A recent collaboration between researchers led by Andreas Nunnenkamp from the University of Vienna and Ewold Verhagen from AMOLF, Amsterdam, has achieved a breakthrough in the field of signal routing. Their work, published in Nature Physics, introduces a novel concept called “quadrature nonreciprocity,” which enables unidirectional transport of signals without the need for bulky and lossy devices or magnetic fields.
Traditionally, devices that allow signals to travel in one direction, such as isolators or circulators, have relied on magnetic fields and exhibited significant drawbacks. The team’s research offers an alternative approach that is more compact and does not require time-reversal breaking.
Quadrature nonreciprocity leverages the interference between two distinct physical processes. This phenomenon introduces a dependence on the phase, or quadrature, of the signal, enabling unidirectional transmission. Dr. Clara Wanjura, the theoretical lead author, explains that these devices create a “dual carriageway” for signals, where one quadrature travels in one direction and the other in the opposite direction. Time-reversal symmetry ensures that the quadratures always move pairwise in separate lanes.
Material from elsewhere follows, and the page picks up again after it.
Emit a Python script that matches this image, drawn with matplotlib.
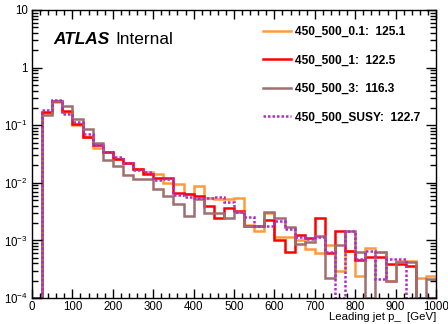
import numpy as np
import matplotlib
matplotlib.use("Agg")
import matplotlib.pyplot as plt
from matplotlib.ticker import MultipleLocator, LogLocator, FuncFormatter, NullFormatter

plt.rcParams['font.family'] = ['Liberation Sans', 'DejaVu Sans']

# leading jet pT, 25 GeV bins from 0 to 1000 (first bin empty)
edges = np.arange(0, 1001, 25)

pt_0p1 = [0.0, 0.165, 0.256, 0.172, 0.102, 0.0635, 0.0410, 0.0336, 0.0264, 0.0225, 0.0177,
          0.0151, 0.0145, 0.00976, 0.00938, 0.00630, 0.00866, 0.00537, 0.00516, 0.00516, 0.00537,
          0.00183, 0.00147, 0.00296, 0.00114, 0.00114, 0.00101, 0.000705, 0.000601, 0.000843, 0.000299,
          0.000664, 0.000245, 0.000733, 0.000625, 0.000201, 0.000437, 0.000437, 0.000222, 0.000245]
pt_1 = [0.0, 0.172, 0.267, 0.179, 0.107, 0.0635, 0.0462, 0.0336, 0.0254, 0.0217, 0.0177,
        0.0140, 0.0119, 0.0119, 0.00656, 0.00630, 0.00582, 0.00398, 0.00242, 0.00361, 0.00327,
        0.00176, 0.00176, 0.00224, 0.00101, 0.000625, 0.00123, 0.00109, 0.00242, 0.000601, 0.00147,
        0.000650, 0.000454, 0.000512, 0.000512, 0.000388, 0.000388, 0.000358, 0.0, 0.0]
pt_3 = [0.0, 0.153, 0.267, 0.218, 0.130, 0.0873, 0.0500, 0.0244, 0.0192, 0.0134, 0.0115,
        0.0115, 0.00769, 0.00582, 0.00423, 0.00268, 0.00516, 0.00296, 0.00296, 0.00242, 0.00314,
        0.00180, 0.00180, 0.00308, 0.00242, 0.00169, 0.000859, 0.000931, 0.00121, 0.000222, 0.000826,
        0.00147, 0.000625, 0.0, 0.000625, 0.000197, 0.000420, 0.000420, 0.0, 0.000213]
pt_susy = [0.0, 0.186, 0.277, 0.159, 0.115, 0.0716, 0.0462, 0.0349, 0.0286, 0.0225, 0.0170,
           0.0152, 0.0113, 0.0115, 0.00605, 0.00570, 0.00537, 0.00537, 0.00570, 0.00458, 0.00308,
           0.00252, 0.00180, 0.00180, 0.00219, 0.00156, 0.00114, 0.00105, 0.00114, 0.000625, 0.0,
           0.00147, 0.000473, 0.000664, 0.000213, 0.000473, 0.000473, 0.0, 0.0, 0.0]

names = ['450_500_0.1', '450_500_1', '450_500_3', '450_500_SUSY']
means = [125.1, 122.5, 116.3, 122.7]
colors = ['#ff9a3c', '#ff0000', '#a06e6e', '#b52cc4']
styles = ['-', '-', '-', (0, (1, 0.8))]

ymin, ymax = 1e-4, 10

fig = plt.figure(figsize=(4.48, 3.24), dpi=100)
ax = fig.add_axes([32 / 448, 26 / 324, 404 / 448, 288 / 324])

for vals, name, m, c, ls in zip([pt_0p1, pt_1, pt_3, pt_susy], names, means, colors, styles):
    # empty bins sit on the lower edge like in ROOT
    y = np.clip(np.array(vals), ymin, None)
    ax.stairs(y, edges, baseline=None, color=c, lw=1.8, ls=ls,
              label=f'{name}:  {m}')

ax.set_yscale('log')
ax.set_xlim(0, 1000)
ax.set_ylim(ymin, ymax)

ax.xaxis.set_major_locator(MultipleLocator(100))
ax.xaxis.set_minor_locator(MultipleLocator(20))
ax.yaxis.set_major_locator(LogLocator(base=10, numticks=10))
ax.yaxis.set_minor_locator(LogLocator(base=10, subs=np.arange(2, 10), numticks=20))
ax.yaxis.set_minor_formatter(NullFormatter())


def ylab(v, pos):
    e = int(round(np.log10(v)))
    if e == 1:
        return '10'
    if e == 0:
        return '1'
    return r'$\mathregular{10^{%d}}$' % e


ax.yaxis.set_major_formatter(FuncFormatter(ylab))

ax.tick_params(which='both', direction='in', top=True, right=True,
               labelsize=8.3, width=1.0, pad=3)
ax.tick_params(axis='x', pad=2)
ax.tick_params(axis='x', which='major', length=6.5)
ax.tick_params(axis='x', which='minor', length=3.5)
ax.tick_params(axis='y', which='major', length=7.5)
ax.tick_params(axis='y', which='minor', length=4)
for sp in ax.spines.values():
    sp.set_linewidth(1.0)

ax.set_xlabel('Leading jet p_  [GeV]', loc='right', fontsize=8.2)
ax.xaxis.set_label_coords(1.0, -0.05)

ax.text(0.052, 0.882, 'ATLAS', transform=ax.transAxes, fontsize=12.4,
        fontweight='bold', fontstyle='italic', va='baseline')
ax.text(0.207, 0.882, 'Internal', transform=ax.transAxes, fontsize=12.4,
        va='baseline')

leg = ax.legend(loc='upper left', bbox_to_anchor=(0.572, 0.944), frameon=False,
                prop={'weight': 'bold', 'size': 8.6}, borderpad=0, borderaxespad=0,
                handlelength=2.3, handletextpad=0.4, labelspacing=1.38)

fig.savefig('out.png', dpi=100)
To demonstrate this concept, the experimental team at AMOLF employed a nanomechanical system using small silicon strings controlled by laser light. By exerting forces on the strings, the laser light facilitated interactions between their different vibration modes.
Dr. Jesse Slim, the experimental lead author, emphasizes the development of a versatile experimental toolbox that enabled the manipulation of the required interactions for quadrature nonreciprocity. This allowed them to observe the resulting unidirectional transport of signals experimentally.
The implications of this research are significant, as it opens up new possibilities for signal routing and quantum-limited amplification. These findings have potential applications in quantum information processing and sensing, addressing the needs of more flexible signaling devices in various practical scenarios.